**Work required:**
List all lines of the data that include the string "chart".

**Data extract:**

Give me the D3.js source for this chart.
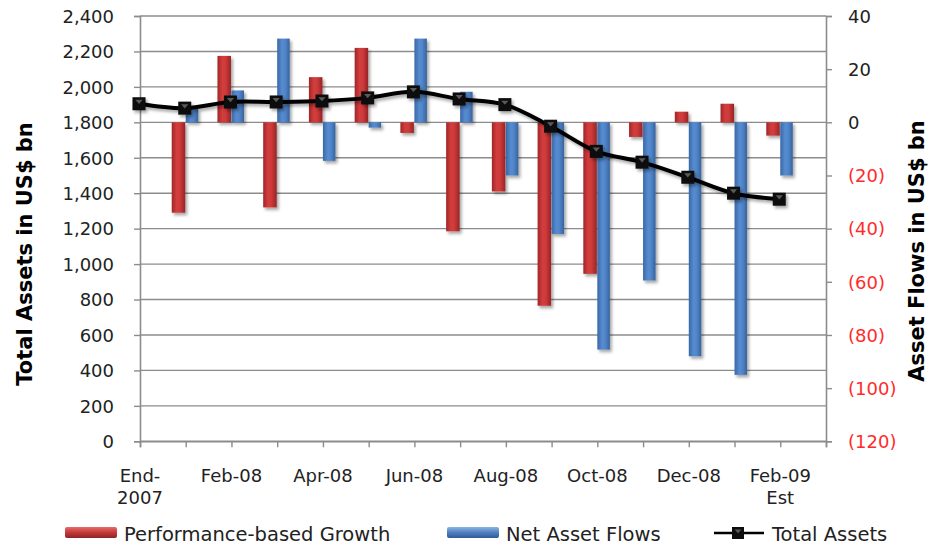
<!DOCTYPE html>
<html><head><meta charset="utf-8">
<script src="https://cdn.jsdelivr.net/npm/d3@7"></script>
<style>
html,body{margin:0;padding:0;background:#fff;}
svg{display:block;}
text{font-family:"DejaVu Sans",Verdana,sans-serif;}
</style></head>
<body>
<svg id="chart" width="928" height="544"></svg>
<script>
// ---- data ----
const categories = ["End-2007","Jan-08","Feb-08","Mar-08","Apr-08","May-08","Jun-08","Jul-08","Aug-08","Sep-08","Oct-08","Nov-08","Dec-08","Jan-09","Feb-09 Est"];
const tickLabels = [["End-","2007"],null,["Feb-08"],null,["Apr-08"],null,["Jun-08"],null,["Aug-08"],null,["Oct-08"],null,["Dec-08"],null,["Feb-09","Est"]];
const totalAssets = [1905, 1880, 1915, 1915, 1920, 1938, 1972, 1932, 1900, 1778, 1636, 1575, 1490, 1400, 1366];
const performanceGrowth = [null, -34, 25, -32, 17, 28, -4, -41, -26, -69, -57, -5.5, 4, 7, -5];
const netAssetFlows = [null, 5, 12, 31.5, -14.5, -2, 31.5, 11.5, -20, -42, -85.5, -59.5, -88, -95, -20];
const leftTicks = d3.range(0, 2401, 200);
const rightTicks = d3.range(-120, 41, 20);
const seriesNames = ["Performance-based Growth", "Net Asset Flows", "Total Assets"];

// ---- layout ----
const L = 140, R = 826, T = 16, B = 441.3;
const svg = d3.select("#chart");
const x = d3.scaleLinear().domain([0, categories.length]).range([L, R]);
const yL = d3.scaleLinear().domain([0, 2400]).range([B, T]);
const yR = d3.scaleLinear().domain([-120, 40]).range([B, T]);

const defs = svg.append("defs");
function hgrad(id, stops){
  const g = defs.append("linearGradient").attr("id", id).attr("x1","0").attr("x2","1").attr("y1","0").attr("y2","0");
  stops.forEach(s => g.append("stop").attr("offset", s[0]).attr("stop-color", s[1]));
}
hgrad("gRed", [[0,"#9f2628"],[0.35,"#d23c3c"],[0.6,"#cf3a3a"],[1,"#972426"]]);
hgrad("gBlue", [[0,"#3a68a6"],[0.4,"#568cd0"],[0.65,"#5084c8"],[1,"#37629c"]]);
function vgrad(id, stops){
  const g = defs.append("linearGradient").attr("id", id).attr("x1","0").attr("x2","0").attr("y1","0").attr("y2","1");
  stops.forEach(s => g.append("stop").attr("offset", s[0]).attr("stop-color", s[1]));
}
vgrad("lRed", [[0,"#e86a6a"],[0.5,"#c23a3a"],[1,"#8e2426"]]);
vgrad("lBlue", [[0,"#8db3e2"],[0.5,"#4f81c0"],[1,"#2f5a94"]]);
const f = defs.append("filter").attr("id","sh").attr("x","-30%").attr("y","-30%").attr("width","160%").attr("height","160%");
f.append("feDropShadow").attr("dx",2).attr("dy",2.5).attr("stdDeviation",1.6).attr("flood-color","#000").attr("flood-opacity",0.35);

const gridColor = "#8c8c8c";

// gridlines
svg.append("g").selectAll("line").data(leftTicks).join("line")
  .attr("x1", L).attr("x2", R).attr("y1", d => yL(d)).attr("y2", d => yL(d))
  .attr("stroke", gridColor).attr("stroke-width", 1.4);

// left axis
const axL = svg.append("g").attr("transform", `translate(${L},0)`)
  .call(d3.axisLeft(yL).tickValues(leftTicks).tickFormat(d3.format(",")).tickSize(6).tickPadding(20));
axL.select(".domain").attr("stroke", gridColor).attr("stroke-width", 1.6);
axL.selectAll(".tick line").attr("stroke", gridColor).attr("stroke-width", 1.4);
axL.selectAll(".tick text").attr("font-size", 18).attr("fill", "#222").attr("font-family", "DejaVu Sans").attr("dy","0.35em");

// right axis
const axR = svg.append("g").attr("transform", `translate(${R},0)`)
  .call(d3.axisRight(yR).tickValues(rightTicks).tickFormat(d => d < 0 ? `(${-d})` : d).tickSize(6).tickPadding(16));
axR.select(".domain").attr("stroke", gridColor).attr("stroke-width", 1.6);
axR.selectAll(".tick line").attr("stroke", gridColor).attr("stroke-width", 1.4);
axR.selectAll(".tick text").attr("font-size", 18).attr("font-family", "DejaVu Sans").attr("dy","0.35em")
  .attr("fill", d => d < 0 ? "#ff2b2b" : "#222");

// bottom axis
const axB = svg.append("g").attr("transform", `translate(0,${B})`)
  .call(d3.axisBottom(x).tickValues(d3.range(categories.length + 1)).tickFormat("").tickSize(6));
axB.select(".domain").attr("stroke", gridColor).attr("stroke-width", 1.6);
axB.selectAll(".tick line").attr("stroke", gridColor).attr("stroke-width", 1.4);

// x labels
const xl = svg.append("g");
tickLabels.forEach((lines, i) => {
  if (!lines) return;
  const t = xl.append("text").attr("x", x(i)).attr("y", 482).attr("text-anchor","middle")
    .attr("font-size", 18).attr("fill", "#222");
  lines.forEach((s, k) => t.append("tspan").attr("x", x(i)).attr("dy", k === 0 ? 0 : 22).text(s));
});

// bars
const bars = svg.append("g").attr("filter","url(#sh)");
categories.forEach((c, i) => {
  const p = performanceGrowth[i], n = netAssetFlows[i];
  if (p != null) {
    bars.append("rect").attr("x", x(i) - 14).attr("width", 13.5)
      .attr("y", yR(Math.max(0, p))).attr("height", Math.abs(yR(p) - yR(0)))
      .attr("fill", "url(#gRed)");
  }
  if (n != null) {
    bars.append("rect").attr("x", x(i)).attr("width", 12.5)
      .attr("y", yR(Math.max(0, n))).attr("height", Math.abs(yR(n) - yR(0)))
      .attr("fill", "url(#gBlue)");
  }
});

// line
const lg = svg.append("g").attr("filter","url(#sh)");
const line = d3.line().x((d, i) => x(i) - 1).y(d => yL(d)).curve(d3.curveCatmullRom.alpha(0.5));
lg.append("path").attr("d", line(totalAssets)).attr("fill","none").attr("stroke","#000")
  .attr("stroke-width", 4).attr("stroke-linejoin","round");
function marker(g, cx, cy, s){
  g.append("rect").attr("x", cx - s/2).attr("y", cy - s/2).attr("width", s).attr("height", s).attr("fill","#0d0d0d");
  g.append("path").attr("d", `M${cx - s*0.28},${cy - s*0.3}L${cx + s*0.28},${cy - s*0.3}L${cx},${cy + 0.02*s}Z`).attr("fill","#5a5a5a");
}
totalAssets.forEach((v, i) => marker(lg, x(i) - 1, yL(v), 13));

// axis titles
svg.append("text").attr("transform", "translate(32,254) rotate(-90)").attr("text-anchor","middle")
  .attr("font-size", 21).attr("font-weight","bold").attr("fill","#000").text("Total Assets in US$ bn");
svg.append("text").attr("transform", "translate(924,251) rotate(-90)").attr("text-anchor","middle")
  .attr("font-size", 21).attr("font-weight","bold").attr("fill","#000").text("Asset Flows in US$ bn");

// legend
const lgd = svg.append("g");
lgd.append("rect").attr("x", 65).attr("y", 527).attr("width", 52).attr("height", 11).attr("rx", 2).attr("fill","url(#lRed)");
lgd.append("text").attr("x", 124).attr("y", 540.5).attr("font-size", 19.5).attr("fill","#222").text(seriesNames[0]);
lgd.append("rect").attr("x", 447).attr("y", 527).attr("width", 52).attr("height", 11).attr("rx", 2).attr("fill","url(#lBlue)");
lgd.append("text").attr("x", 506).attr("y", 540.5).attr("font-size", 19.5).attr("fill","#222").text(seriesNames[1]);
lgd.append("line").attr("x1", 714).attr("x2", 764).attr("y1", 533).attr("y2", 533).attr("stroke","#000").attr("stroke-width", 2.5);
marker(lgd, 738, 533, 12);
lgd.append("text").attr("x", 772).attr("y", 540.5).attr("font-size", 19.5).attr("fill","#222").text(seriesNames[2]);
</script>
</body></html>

**Answer:**
Give me the D3.js source for this chart.
<svg id="chart" width="928" height="544"></svg>
const svg = d3.select("#chart");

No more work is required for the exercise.